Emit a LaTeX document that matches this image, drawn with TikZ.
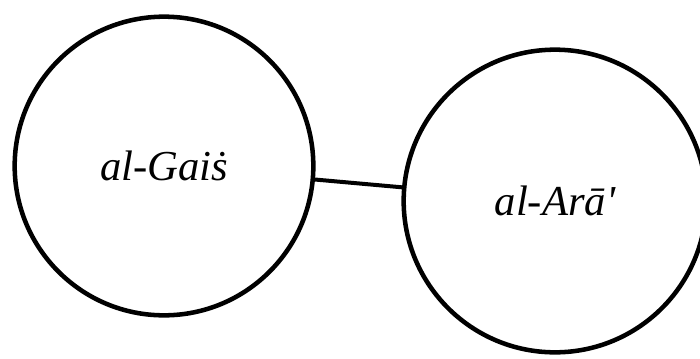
\documentclass[tikz,border=0pt]{standalone}
\usepackage{fontspec}
\setmainfont{Liberation Serif}
\begin{document}
\begin{tikzpicture}[x=0.75pt,y=-0.75pt,
  place/.style={circle,draw=black,line width=3.4pt,fill=white,inner sep=0pt,font=\fontsize{32}{35}\selectfont\itshape},
  link/.style={line width=3pt,draw=black}]
\useasboundingbox (0,0) rectangle (700,358);
\clip (0,0) rectangle (700,358);
\node[place,minimum size=224pt] (g) at (164,166) {al-Gaiṡ};
\node[place,minimum size=227pt] (a) at (555,201) {al-Arā\textquotesingle};
\draw[link] (g) -- (a);
\end{tikzpicture}
\end{document}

□ □ □ □ □ □ □

▶ **The exercise**
Copy all the data exactly as written, but skip any picture.

▶ **Response to this exercise**
Emit a LaTeX document that matches this image, drawn with TikZ.
\documentclass[tikz,border=0pt]{standalone}
\usepackage{fontspec}
\setmainfont{Liberation Serif}
\begin{document}
\begin{tikzpicture}[x=0.75pt,y=-0.75pt,
  place/.style={circle,draw=black,line width=3.4pt,fill=white,inner sep=0pt,font=\fontsize{32}{35}\selectfont\itshape},
  link/.style={line width=3pt,draw=black}]
\useasboundingbox (0,0) rectangle (700,358);
\clip (0,0) rectangle (700,358);
\node[place,minimum size=224pt] (g) at (164,166) {al-Gaiṡ};
\node[place,minimum size=227pt] (a) at (555,201) {al-Arā\textquotesingle};
\draw[link] (g) -- (a);
\end{tikzpicture}
\end{document}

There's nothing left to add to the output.